A derrota do presidente pode impulsionar um caos político que levará a uma guerra civil?
Acho que ainda não estamos nesse ponto. Estamos num momento em que é possível que se crie uma muita confusão, e isso já está a acontecer. São atos que não podem mais ser classificados como isolados, porque representam situações de violência pessoal e que são estimulados por um discurso de ódio e de não-aceitação de resultados. Para já, penso que não teremos nenhuma sinalização nesse sentido, o que não significa que tal não aconteça nas próximas semanas, meses e até mesmo durante o mandato de Lula da Silva. Há um grande sentimento de divisão e esse tipo de atos de violência podem gerar um grau de confusão cada vez maior e as consequências são difíceis de prever. Eu acho que atualmente não existem condições políticas para um golpe de estado, tanto no plano interno como externo. Mesmo no Brasil, muitos dos aliados de Bolsonaro já aceitaram a derrota mesmo antes da reação do presidente. Estamos a falar de ministros importantes e representantes do Congresso.
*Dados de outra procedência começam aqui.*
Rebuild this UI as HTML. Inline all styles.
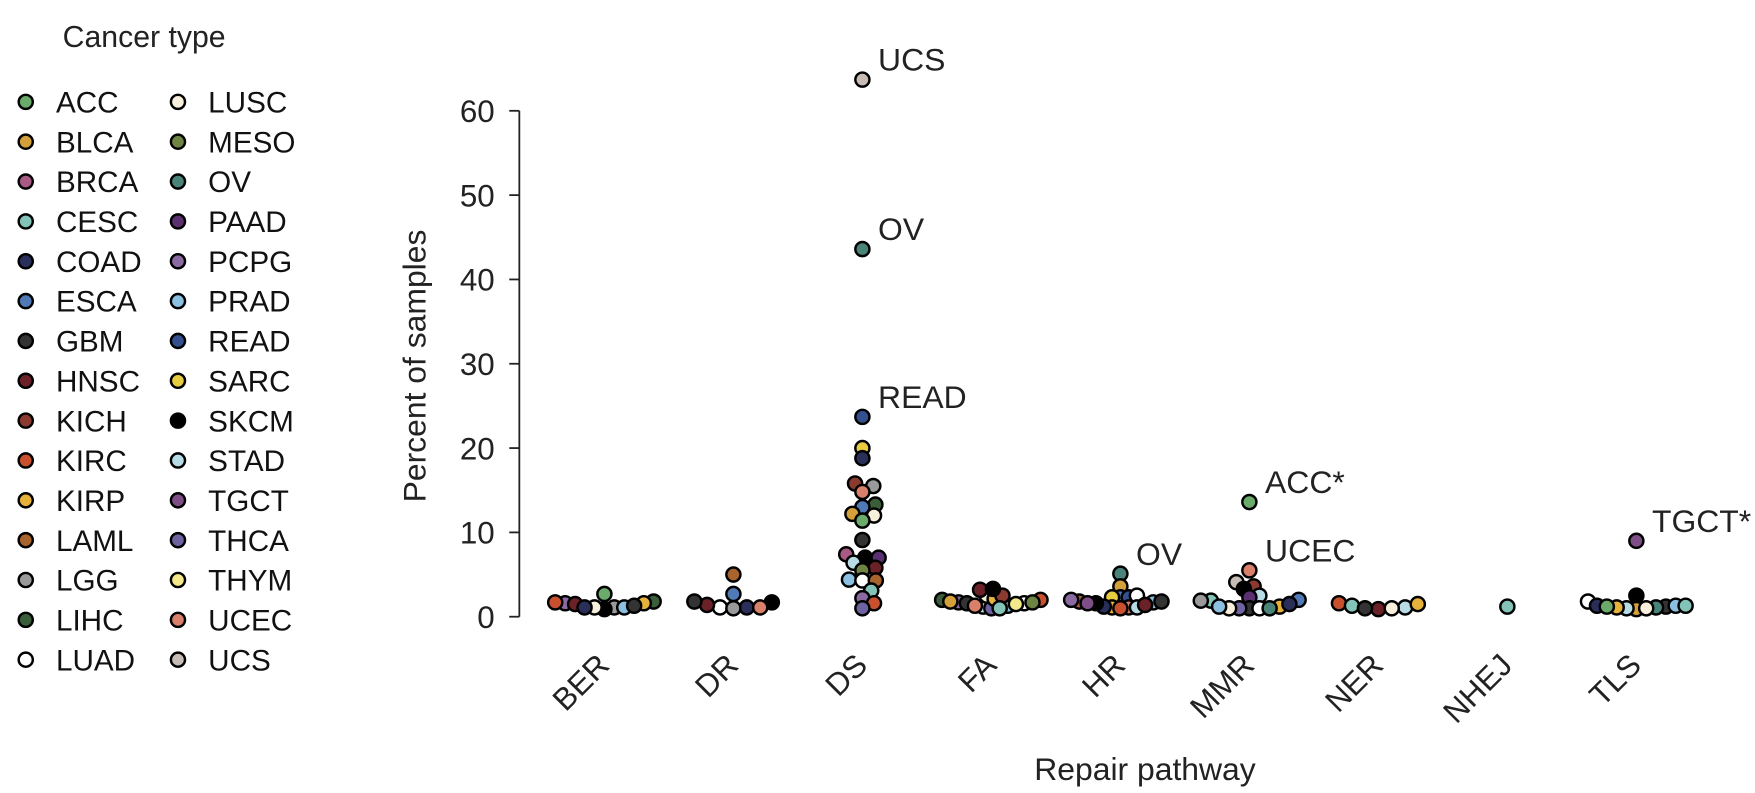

Como serão os próximos dois meses até Lula da Silva tomar posse como presidente?
Os próximos dois meses vão ser muito turbulentos. Não haverá uma transição fácil, não devemos esperar uma transferência de poder em harmonia até Lula tomar posse. Estamos muito mais próximos de um cenário de queima de documentos e desorganização propositada de ministérios do que de uma transição normal, como aconteceu em outras situações pós-eleições.
Com a saída de Bolsonaro será mais fácil a justiça detetar eventuais ilegalidades cometidas nos últimos quatro anos?
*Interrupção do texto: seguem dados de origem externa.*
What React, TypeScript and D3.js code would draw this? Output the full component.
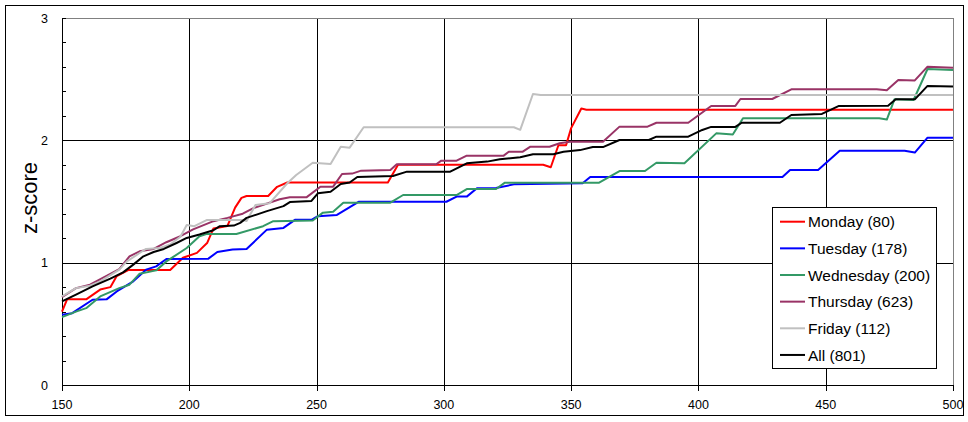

Imagino que sim. Ao contrário de muitos analistas, considero que isso é uma fragilidade da democracia e das instituições brasileiras. Porque ficam sempre à mercê da maré do jogo político para avançar com processos judiciais. Jair Bolsonaro deve ser responsabilizado pelos atos políticos e não só por eventuais ilegalidades de foro privado.
O que se pode esperar da liderança de Lula da Silva?
Vamos experimentar uma liderança de Lula em que, se por um lado, vão existir semelhanças com as lideranças anteriores, por outro, espera-se uma grande pressão devido ao atual cenário. Lula vai estar com a faca no pescoço desde o primeiro dia. Boa parte das suas alianças à Direita exigiram um determinado programa económico que não alcança um consenso nas alianças mais à Esquerda. Então será um Governo em disputa, no qual o Lula terá de usar, mais do que nunca, a sua capacidade de negociação e mediação, algo em que sempre foi muito bom. No entanto, Lula já é um político de idade avançada, não sei se terá as mesmas condições pessoais e políticas para manter a estabilidade, sobretudo nas questões económicas. A acrescentar a isso, não podemos esperar calma nos próximos anos, até porque o núcleo duro de Bolsonaro não vai ficar adormecido.
A polarização política que se criou nestas eleições poderá estimular um aumento da violência no país?
Inevitavelmente, sim. O mais assustador neste cenário é a participação das próprias forças policiais na produção de violência. A incerteza quanto à cadeia de comando é um dos fatores de maior preocupação que podemos ter neste momento.